Avec cette photo déjà vieille de 10 ans, le mystère demeurait entier, mais, au moins, nous savions désormais que Réjean Ducharme n’était pas le produit de notre imagination ni de la sienne, qu’il existait vraiment et pas seulement dans les ténèbres de ses écrits.

Enfermé dans ses livres, Réjean Ducharme voulait qu’on s’y enferme avec lui. Et c’est ce que nous avons fait. Je me souviens encore du jour où son Nez qui voque est entré chez nous, rue Melrose. C’était quelques années après sa parution en 1967. J’étais jeune, influençable et réfractaire aux livres en général et aux livres québécois en particulier. Et voilà que mon père, fonctionnaire à l’ONF et toujours à l’affût d’un coup fumant, s’était ramené à la maison avec ce livre et deux Français intéressés à l’adapter au cinéma.

Je ne me souviens pas s’ils étaient d’authentiques producteurs ou des imposteurs. Je me souviens seulement d’avoir vu le livre sur la table à café, de m’en être emparé, de l’avoir ouvert et de m’être littéralement noyée dans l’univers de Mille Milles et Chateaugué, ces deux enfants siamois qui refusent avec la dernière énergie de grandir et de rejoindre le monde pourri des adultes.

L’adolescente un brin rebelle que j’étais fut immédiatement séduite et enchantée par cette histoire de désespoir et de romantisme adolescent. Et d’autant qu’au-delà de l’histoire, je découvrais la plume folle et ludique d’un auteur qui prenait un malin plaisir à jouer avec les mots, à les tordre, à les retourner comme un gant et à les ramener au grand jour, sous une autre forme.

À travers la prose de Réjean Ducharme, c’est non seulement un univers singulier et familier qui s’est ouvert à moi, mais aussi l’essence de la littérature québécoise. 

Il a été ma porte d’entrée sur les auteurs d’ici et ma fenêtre vers la possibilité d’une écriture poétique différente, rebelle, drôle, effrontée et furieusement libre.

J’ai lu et aimé tous ses livres, même ses derniers, moins forts que ses œuvres de jeunesse, mais qui portaient la marque indélébile de son style si particulier. À ce sujet, je me souviens encore d’une virulente prise de bec entre Dany Laferrière et moi à la Bande des six. C’était à la parution de Dévadé en 1990. Dany avait qualifié l’œuvre de Ducharme de fasciste à cause de son penchant pour l’enfermement dans le monde de l’enfance et de l’autarcie autoritaire dans laquelle vivent des personnages tournés sur eux-mêmes.

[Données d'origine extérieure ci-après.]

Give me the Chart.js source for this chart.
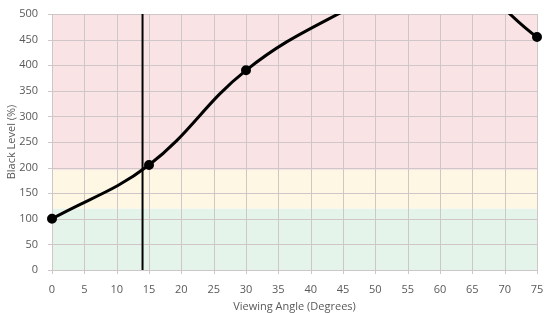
<!DOCTYPE html>
<html>
<head>
<meta charset="utf-8">
<script src="https://cdn.jsdelivr.net/npm/chart.js@4.4.0/dist/chart.umd.min.js"></script>
<style>
  html, body { margin: 0; padding: 0; background: #ffffff; }
  #wrap { width: 557px; height: 313px; position: relative; }
</style>
</head>
<body>
<div id="wrap"><canvas id="chart"></canvas></div>
<script>
// Viewing angle samples (degrees) and measured black level (%)
const angles = [0, 15, 30, 45, 60, 75];
const blackLevel = [100, 205, 390, 505, 590, 455];

// Marker line for the cutoff angle
const cutoffAngle = 14;

// Colored bands behind the plot: [from, to]
const bandRanges = [[0, 120], [120, 195], [195, 500]];
const bandColors = ['#e4f4ea', '#fef7e4', '#f9e3e4'];

const xTicks = [0, 5, 10, 15, 20, 25, 30, 35, 40, 45, 50, 55, 60, 65, 70, 75];
const yTicks = [0, 50, 100, 150, 200, 250, 300, 350, 400, 450, 500];
const yMax = 500;

const bandsPlugin = {
	id: 'bands',
	beforeDatasetsDraw(chart) {
		const { ctx, chartArea, scales } = chart;
		ctx.save();
		bandRanges.forEach(function(r, i) {
			const top = scales.y.getPixelForValue(r[1]);
			const bottom = scales.y.getPixelForValue(r[0]);
			ctx.fillStyle = bandColors[i];
			ctx.fillRect(chartArea.left, top, chartArea.right - chartArea.left, bottom - top);
		});
		// grid on top of the bands
		ctx.strokeStyle = '#cfc6c8';
		ctx.lineWidth = 1;
		xTicks.forEach(function(v) {
			const x = Math.round(scales.x.getPixelForValue(v)) + 0.5;
			ctx.beginPath();
			ctx.moveTo(x, chartArea.top);
			ctx.lineTo(x, chartArea.bottom + 4);
			ctx.stroke();
		});
		yTicks.forEach(function(v) {
			const y = Math.round(scales.y.getPixelForValue(v)) + 0.5;
			ctx.beginPath();
			ctx.moveTo(chartArea.left - 4, y);
			ctx.lineTo(chartArea.right, y);
			ctx.stroke();
		});
		ctx.restore();
	}
};

const tickFont = { family: 'Open Sans', size: 11 };

new Chart(document.getElementById('chart').getContext('2d'), {
	type: 'line',
	data: {
		datasets: [
			{
				data: angles.map(function(a, i) { return { x: a, y: blackLevel[i] }; }),
				borderColor: '#000000',
				backgroundColor: '#000000',
				borderWidth: 3,
				// markers above the axis max are hidden, as in the original
				pointRadius: function(c) { return blackLevel[c.dataIndex] > yMax ? 0 : 3.5; },
				pointHoverRadius: 3.5,
				tension: 0.4,
				clip: { left: 6, right: 6, top: 0, bottom: 6 }
			},
			{
				data: [{ x: cutoffAngle, y: 0 }, { x: cutoffAngle, y: yMax }],
				borderColor: '#000000',
				borderWidth: 2,
				pointRadius: 0,
				tension: 0
			}
		]
	},
	plugins: [bandsPlugin],
	options: {
		responsive: true,
		maintainAspectRatio: false,
		animation: false,
		layout: { padding: { top: 14, right: 20, left: 0, bottom: 0 } },
		plugins: {
			legend: { display: false },
			tooltip: { enabled: false }
		},
		scales: {
			x: {
				type: 'linear',
				min: 0,
				max: 75,
				afterBuildTicks: function(s) { s.ticks = xTicks.map(function(v) { return { value: v }; }); },
				afterFit: function(s) { s.height = 43; },
				grid: { display: false },
				border: { color: '#bfbfbf' },
				ticks: { color: '#595959', font: tickFont, padding: 5, maxRotation: 0 },
				title: { display: true, text: 'Viewing Angle (Degrees)', color: '#595959', font: { family: 'Open Sans', size: 11 }, padding: { top: 0, bottom: 0 } }
			},
			y: {
				min: 0,
				max: yMax,
				afterBuildTicks: function(s) { s.ticks = yTicks.map(function(v) { return { value: v }; }); },
				afterFit: function(s) { s.width = 52; },
				grid: { display: false },
				border: { color: '#bfbfbf' },
				ticks: { color: '#595959', font: tickFont, padding: 6 },
				title: { display: true, text: 'Black Level (%)', color: '#595959', font: { family: 'Open Sans', size: 11 }, padding: { top: 5, bottom: 0 } }
			}
		}
	}
});
</script>
</body>
</html>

J’avais été profondément indignée par cette critique que j’avais jugée injuste, mais qui mettait sans doute le doigt sur des failles que je refusais de voir. Fasciste, Ducharme ne l’était pas. Mais Dany avait raison de voir que son refus du monde adulte et son refus des codes de la société participaient d’un manque d’ouverture et d’espoir.

Reste que Dany s’en prenait au fond de l’œuvre de Ducharme. Il oubliait la forme jouissive de sa prose qui, à travers ses jeux langagiers, portait l’ouverture et la modernité qui manquaient peut-être à ses personnages.

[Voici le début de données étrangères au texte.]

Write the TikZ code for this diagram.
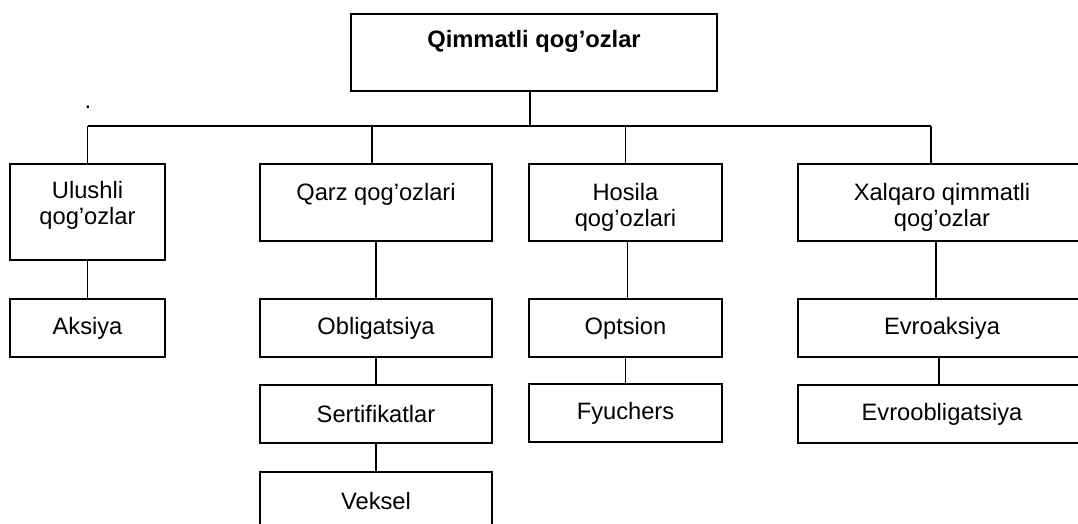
\documentclass[tikz,border=0pt]{standalone}
\usepackage{fontspec}
\setmainfont{Liberation Sans}
\begin{document}
\begin{tikzpicture}[x=1pt,y=-1pt,
  every node/.style={inner sep=0pt,outer sep=0pt,font=\fontsize{23.7}{26}\selectfont},
  box/.style={draw,line width=1.8pt,align=center},
  lvlA/.style={box,minimum height=77pt},
  lvlB/.style={box,minimum height=58pt},
  conn/.style={line width=1.8pt}]
\path[use as bounding box,clip] (0,0) rectangle (1078,524);
% top
\node[lvlA,minimum width=366pt,font=\fontsize{23.7}{26}\selectfont\bfseries] (top) at (534,52.5) {Qimmatli qog’ozlar\\[-6pt]\strut};
% level 1
\node[box,minimum width=155pt,minimum height=96pt] (ulushli) at (87.5,212) {Ulushli\\qog’ozlar\\[-16pt]\strut};
\node[lvlA,minimum width=232pt] (qarz) at (376,202.5) {Qarz qog’ozlari\\[-12pt]\strut};
\node[lvlA,minimum width=193pt] (hosila) at (625.5,202.5) {\strut\\[-17pt]Hosila\\qog’ozlari};
\node[lvlA,minimum width=288pt] (xalq) at (942,202.5) {\strut\\[-17pt]Xalqaro qimmatli\\qog’ozlar};
% level 2
\node[lvlB,minimum width=155pt] (aksiya) at (87.5,328) {Aksiya};
\node[lvlB,minimum width=232pt] (oblig) at (376,328) {Obligatsiya};
\node[lvlB,minimum width=232pt] (sert) at (376,414) {Sertifikatlar};
\node[lvlB,minimum width=232pt] (veksel) at (376,501) {Veksel};
\node[lvlB,minimum width=193pt] (optsion) at (625.5,328) {Optsion};
\node[lvlB,minimum width=193pt] (fyuchers) at (625.5,413) {Fyuchers};
\node[lvlB,minimum width=288pt] (evroaks) at (942,328) {Evroaksiya};
\node[lvlB,minimum width=288pt] (evroobl) at (942,414) {Evroobligatsiya};
% dot
\node (dot) at (88,107) {.};
% bus
\coordinate (busL) at (88,126);
\coordinate (busR) at (931,126);
\draw[conn] (busL) -- (busR);
\draw[conn] ([xshift=-4pt]top.south) -- ([xshift=-4pt]top.south |- busL);
\draw[conn] (ulushli.north) -- (ulushli.north |- busL);
\draw[conn] ([xshift=-4pt]qarz.north) -- ([xshift=-4pt]qarz.north |- busL);
\draw[conn] (hosila.north) -- (hosila.north |- busL);
\draw[conn] (xalq.north -| busR) -- (busR);
% level 2 connectors
\draw[conn] (ulushli.south) -- (aksiya.north);
\draw[conn] (qarz.south) -- (oblig.north);
\draw[conn] ([xshift=2pt]hosila.south) -- ([xshift=2pt]optsion.north);
\draw[conn] ([xshift=-6pt]xalq.south) -- ([xshift=-6pt]evroaks.north);
\draw[conn] (oblig.south) -- (sert.north);
\draw[conn] (sert.south) -- (veksel.north);
\draw[conn] (optsion.south) -- (fyuchers.north);
\draw[conn] ([xshift=-3pt]evroaks.south) -- ([xshift=-3pt]evroobl.north);
\end{tikzpicture}
\end{document}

La vie ne se passait peut-être pas sur terre pour Ducharme, mais sa prose, elle, était plus vive et vivante que la vie elle-même, comme en témoigne ce petit mot rédigé à la parution de son premier roman alors qu’il n’avait que 24 ans.

« Je ne suis né qu’une seule fois et la prochaine fois que je mourrai, ce sera la première fois », écrivait non sans humour le jeune Ducharme.

Cinquante-deux ans plus tard, ce jour-là est arrivé. Réjean Ducharme est mort hier une première et une dernière fois. Il laisse dans le deuil ses enfantômes et une œuvre qui lui survivra éternellement.